La région Pays-de-Loire, (construction technocratique rassemblant la Vendée, le Pays nantais, le Maine et l'Anjou, et dont Nantes devint la "capitale"), simple région administrative censée participer au rééquilibrage du territoire français, en vint au cours des trente dernières années, à revendiquer une identité et une légitimité culturelle et historique. Une propagande chauviniste et coûteuse, visant à créer un "sentiment d'appartenance régionale", ne fit en fait que chercher à faire admettre aux Nantais qu'ils n'étaient pas bretons et à entretenir une concurence artificielle avec la ville de Rennes, sa voisine.
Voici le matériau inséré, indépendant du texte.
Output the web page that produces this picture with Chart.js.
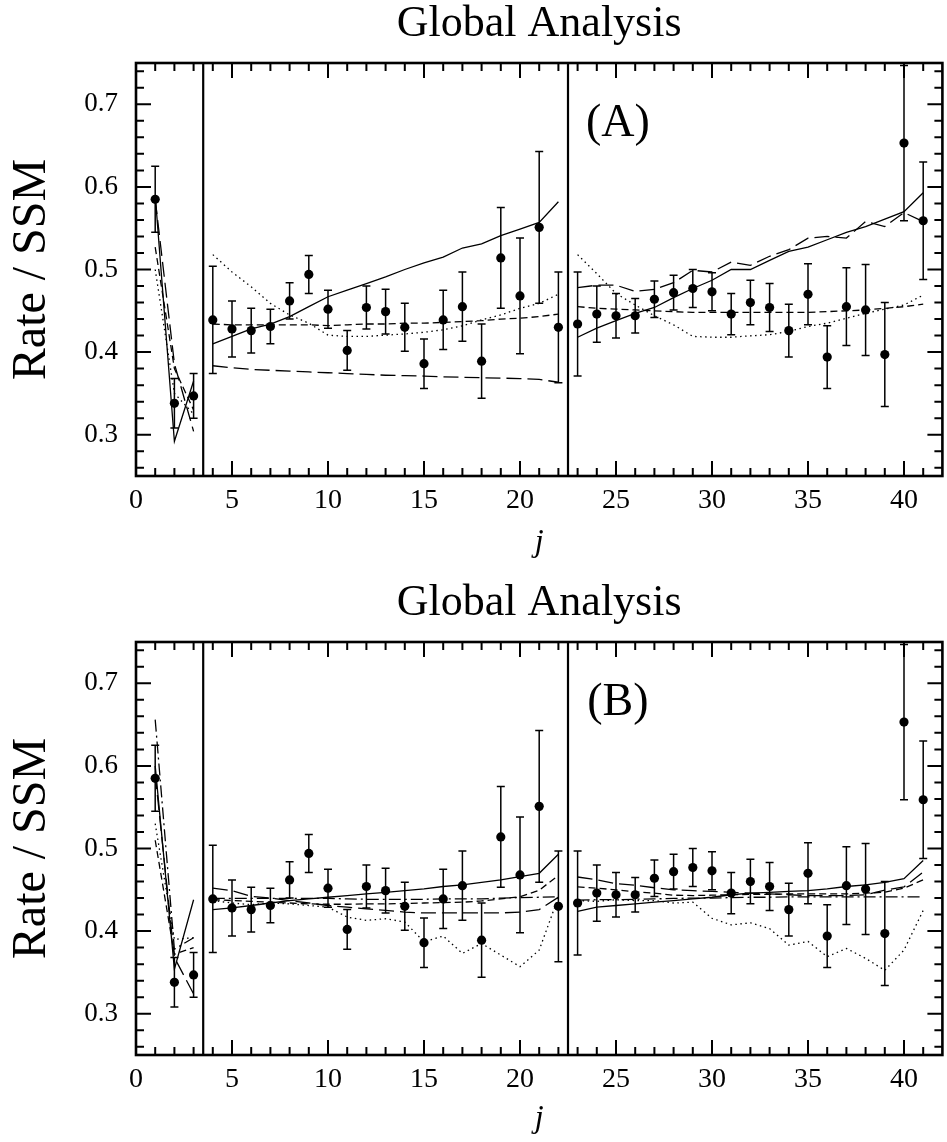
<!DOCTYPE html>
<html>
<head>
<meta charset="utf-8">
<title>Global Analysis</title>
<script src="https://cdn.jsdelivr.net/npm/chart.js@4.4.0/dist/chart.umd.min.js"></script>
<style>
  html, body { margin: 0; padding: 0; background: #fff; }
  canvas { display: block; }
</style>
</head>
<body>
<canvas id="chartA" width="947" height="579"></canvas>
<canvas id="chartB" width="947" height="563"></canvas>
<script>
// bin index j
const bins = [1,2,3,4,5,6,7,8,9,10,11,12,13,14,15,16,17,18,19,20,21,22,23,24,25,26,27,28,29,30,31,32,33,34,35,36,37,38,39,40,41];

// measured rate / SSM and its error
const rate = [0.585,0.338,0.347, 0.439,0.428,0.426,0.431,0.462,0.494,0.452,0.402,0.454,0.449,0.430,0.386,0.439,0.455,0.389,0.514,0.468,0.551,0.430,
  0.434,0.446,0.444,0.444,0.464,0.472,0.477,0.473,0.446,0.460,0.454,0.426,0.470,0.394,0.455,0.451,0.397,0.653,0.559];
const rateErr = [0.040,0.030,0.027, 0.065,0.034,0.027,0.021,0.022,0.023,0.023,0.024,0.026,0.027,0.029,0.030,0.036,0.042,0.045,0.061,0.070,0.092,0.067,
  0.063,0.034,0.027,0.021,0.022,0.021,0.023,0.023,0.025,0.027,0.029,0.032,0.037,0.038,0.047,0.055,0.063,0.094,0.071];

// panel (A) model curves
const solidA = [0.590,0.292,0.365, 0.410,0.419,0.428,0.434,0.443,0.455,0.467,0.475,0.483,0.491,0.500,0.508,0.515,0.526,0.531,0.541,0.549,0.557,0.582,
  0.418,0.429,0.438,0.447,0.454,0.466,0.477,0.487,0.500,0.500,0.511,0.522,0.527,0.536,0.545,0.552,0.561,0.570,0.593];
const longDashA = [0.585,0.386,0.304, 0.3835,0.381,0.379,0.378,0.377,0.376,0.375,0.374,0.373,0.372,0.3715,0.371,0.370,0.3695,0.369,0.3685,0.368,0.367,0.3635,
  0.478,0.481,0.481,0.4735,0.476,0.484,0.499,0.497,0.509,0.505,0.516,0.524,0.538,0.540,0.538,0.558,0.552,0.569,0.558];
const shortDashA = [0.527,0.380,0.330, 0.434,0.433,0.433,0.433,0.433,0.433,0.432,0.433,0.434,0.434,0.435,0.435,0.436,0.437,0.438,0.440,0.441,0.443,0.446,
  0.455,0.453,0.452,0.451,0.450,0.449,0.448,0.448,0.448,0.448,0.448,0.448,0.448,0.449,0.450,0.451,0.453,0.455,0.458];
const dottedA = [0.500,0.350,0.325, 0.518,0.497,0.479,0.459,0.445,0.435,0.4205,0.419,0.419,0.4205,0.422,0.424,0.427,0.4317,0.439,0.445,0.453,0.459,0.470,
  0.518,0.495,0.471,0.457,0.444,0.433,0.419,0.418,0.418,0.4197,0.421,0.425,0.431,0.435,0.441,0.447,0.452,0.457,0.469];

// panel (B) model curves
const solidB = [0.600,0.354,0.438, 0.426,0.428,0.431,0.434,0.437,0.439,0.441,0.443,0.445,0.447,0.449,0.451,0.454,0.456,0.459,0.462,0.466,0.470,0.493,
  0.424,0.429,0.431,0.433,0.435,0.437,0.439,0.441,0.444,0.446,0.447,0.448,0.449,0.451,0.454,0.456,0.459,0.4635,0.4855];
const longDashB = [0.590,0.368,0.324, 0.452,0.449,0.442,0.440,0.437,0.434,0.431,0.429,0.427,0.425,0.423,0.422,0.422,0.422,0.422,0.422,0.423,0.426,0.441,
  0.4655,0.462,0.4575,0.4555,0.4525,0.450,0.449,0.448,0.447,0.446,0.445,0.444,0.443,0.443,0.443,0.444,0.4495,0.4535,0.4715];
const shortDashB = [0.510,0.372,0.380, 0.438,0.437,0.436,0.435,0.434,0.433,0.4325,0.4325,0.433,0.433,0.4335,0.434,0.4345,0.435,0.4365,0.439,0.4415,0.4495,0.4675,
  0.4535,0.452,0.450,0.4475,0.446,0.4435,0.443,0.4435,0.444,0.4445,0.4445,0.445,0.445,0.445,0.445,0.446,0.447,0.452,0.462];
const dashDotB = [0.656,0.378,0.392, 0.4395,0.4395,0.4395,0.4395,0.4395,0.4395,0.4395,0.439,0.4385,0.4385,0.4385,0.4385,0.439,0.439,0.439,0.440,0.4405,0.441,0.4415,
  0.4375,0.438,0.438,0.4385,0.439,0.4395,0.440,0.440,0.4405,0.441,0.441,0.4415,0.4415,0.4415,0.4415,0.4415,0.4415,0.4415,0.4415];
const dottedB = [0.530,0.390,0.392, 0.437,0.434,0.432,0.434,0.433,0.431,0.429,0.417,0.413,0.415,0.411,0.387,0.394,0.373,0.385,0.371,0.357,0.377,0.441,
  0.437,0.436,0.438,0.437,0.437,0.434,0.435,0.4155,0.4075,0.410,0.403,0.383,0.3875,0.369,0.379,0.367,0.3525,0.377,0.425];

// axes
const xTickVals = [0,5,10,15,20,25,30,35,40];
const yTickVals = [0.3,0.4,0.5,0.6,0.7];
const separators = [3.5, 22.5];
const gapAfter = [3, 22];

const serif = '"Liberation Serif", "Times New Roman", serif';

function pts(arr) {
  return bins.map((j, i) => ({ x: j, y: arr[i] }));
}

function curve(arr, dash) {
  return {
    type: 'line',
    data: pts(arr),
    borderColor: '#000',
    borderWidth: 1.3,
    borderDash: dash,
    pointRadius: 0,
    fill: false,
    tension: 0,
    order: 2,
    segment: {
      borderColor: c => gapAfter.includes(c.p0.parsed.x) ? 'rgba(0,0,0,0)' : undefined
    }
  };
}

const errorBars = {
  id: 'errorBars',
  beforeDatasetsDraw(chart) {
    const { ctx, chartArea: a, scales: { x, y } } = chart;
    ctx.save();
    ctx.beginPath();
    ctx.rect(a.left, a.top, a.right - a.left, a.bottom - a.top);
    ctx.clip();
    ctx.strokeStyle = '#000';
    ctx.lineWidth = 1.5;
    bins.forEach((j, i) => {
      const px = x.getPixelForValue(j);
      const lo = y.getPixelForValue(rate[i] - rateErr[i]);
      const hi = y.getPixelForValue(rate[i] + rateErr[i]);
      ctx.beginPath();
      ctx.moveTo(px, lo); ctx.lineTo(px, hi);
      ctx.moveTo(px - 4, lo); ctx.lineTo(px + 4, lo);
      ctx.moveTo(px - 4, hi); ctx.lineTo(px + 4, hi);
      ctx.stroke();
    });
    ctx.restore();
  }
};

const frame = {
  id: 'frame',
  afterDraw(chart, args, opts) {
    const { ctx, chartArea: a, scales: { x, y } } = chart;
    ctx.save();
    ctx.strokeStyle = '#000';
    ctx.lineCap = 'butt';

    // region separators
    ctx.lineWidth = 2.2;
    separators.forEach(s => {
      const px = x.getPixelForValue(s);
      ctx.beginPath(); ctx.moveTo(px, a.top); ctx.lineTo(px, a.bottom); ctx.stroke();
    });

    // inward ticks on all four sides
    ctx.lineWidth = 2;
    ctx.beginPath();
    for (let v = 1; v < 42; v++) {
      const px = x.getPixelForValue(v);
      const len = v % 5 === 0 ? 15 : 8;
      ctx.moveTo(px, a.bottom); ctx.lineTo(px, a.bottom - len);
      ctx.moveTo(px, a.top); ctx.lineTo(px, a.top + len);
    }
    for (let k = 13; k <= 37; k++) {
      const py = y.getPixelForValue(k * 0.02);
      const len = k % 5 === 0 ? 15 : 8;
      ctx.moveTo(a.left, py); ctx.lineTo(a.left + len, py);
      ctx.moveTo(a.right, py); ctx.lineTo(a.right - len, py);
    }
    ctx.stroke();

    ctx.lineWidth = 2.6;
    ctx.strokeRect(a.left, a.top, a.right - a.left, a.bottom - a.top);

    // title and panel tag
    ctx.fillStyle = '#000';
    ctx.textAlign = 'center';
    ctx.textBaseline = 'alphabetic';
    ctx.font = '44px ' + serif;
    ctx.fillText('Global Analysis', (a.left + a.right) / 2, opts.titleY);
    ctx.textBaseline = 'middle';
    ctx.font = '46px ' + serif;
    ctx.fillText(opts.tag, x.getPixelForValue(25.1), y.getPixelForValue(0.676));
    ctx.restore();
  }
};

function makeChart(id, tag, curves, xHeight, jPad) {
  return new Chart(document.getElementById(id), {
    data: {
      datasets: [
        {
          type: 'scatter',
          data: pts(rate),
          pointRadius: 4.6,
          pointHoverRadius: 4.6,
          pointBackgroundColor: '#000',
          pointBorderWidth: 0,
          order: 0
        },
        ...curves
      ]
    },
    options: {
      responsive: false,
      animation: false,
      events: [],
      layout: { padding: { top: 63, right: 3, left: 0, bottom: 0 } },
      plugins: {
        legend: { display: false },
        tooltip: { enabled: false },
        frame: { titleY: 36, tag: tag }
      },
      scales: {
        x: {
          type: 'linear',
          min: 0,
          max: 42,
          afterBuildTicks: s => { s.ticks = xTickVals.map(v => ({ value: v })); },
          afterFit: s => { s.height = xHeight; },
          grid: { display: false, drawTicks: false },
          border: { display: false },
          ticks: { color: '#000', padding: 8, maxRotation: 0, font: { family: serif, size: 28 } },
          title: {
            display: true,
            text: 'j',
            color: '#000',
            padding: { top: 0, bottom: jPad },
            font: { family: serif, size: 32, style: 'italic' }
          }
        },
        y: {
          type: 'linear',
          min: 0.25,
          max: 0.75,
          afterBuildTicks: s => { s.ticks = yTickVals.map(v => ({ value: v })); },
          afterFit: s => { s.width = 136; },
          grid: { display: false, drawTicks: false },
          border: { display: false },
          ticks: {
            color: '#000',
            padding: 18,
            font: { family: serif, size: 27 },
            callback: v => v.toFixed(1)
          },
          title: {
            display: true,
            text: 'Rate / SSM',
            color: '#000',
            padding: { top: 4, bottom: 0 },
            font: { family: serif, size: 48 }
          }
        }
      }
    },
    plugins: [errorBars, frame]
  });
}

makeChart('chartA', '(A)', [
  curve(solidA, []),
  curve(longDashA, [15, 6]),
  curve(shortDashA, [7, 4]),
  curve(dottedA, [1.5, 3.5])
], 103, 17);

makeChart('chartB', '(B)', [
  curve(solidB, []),
  curve(longDashB, [15, 6]),
  curve(shortDashB, [7, 4]),
  curve(dashDotB, [12, 4, 2, 4]),
  curve(dottedB, [1.5, 3.5])
], 87, 4);
</script>
</body>
</html>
Mais Nantes est une ville particulière et complexe, un carrefour des provinces de l'Ouest-Atlantique. C'est une réalité présente dans ses murs, mais aussi dans l'histoire et la personnalité de chaque individu.
Revendiquer Nantes en Bretagne n'est pas une affirmation nationaliste ou chauvine.
C'est tout d'abord rendre justice à une population à qui on s'efforce de faire douter d'elle même depuis plus de trente ans.
C'est ensuite refuser que les identités régionales soient traitées comme de vulgaires produits de grande consommation par les agences de communication, ou des ensembles strictement superposables aux définitions administratives. Au contraire, c'est les vouloir reconnues commme des expressions populaires indépendantes du rationnalisme administratif ou économique.
Enfin c'est le début d'une réflexion sur l'aménagement du territoire qui ne serait plus basé sur la centralité (une région et sa capitale, concurente avec ses voisines), mais sur l'interactivité, l'interrégionalité, où les régions proches s'investiraient dans des projets structurels fédérateurs.
De part sa position géographique, humaine, et historique, en étant réconciliée avec sa composante bretonne, Nantes peut devenir la clef de voûte d'un vaste réseau de territoires, de villes complémentaires et solidaires qui pourrait donner à l'Ouest français de véritables chances de développement dans le contexte européen et mondial.
Il est aussi temps de cesser d'opposer les différences culturelles et le droit, et de faire du droit le fédérateur de ces différences. Il semblerait que dans ce débat indispensable à la République, Nantes soit devenue une ville symbole pour de nombreux groupes d'opinion.
C'est une véritable "révolution culturelle", espérons que les classes politique et médiatique se montrent à la hauteur du débat.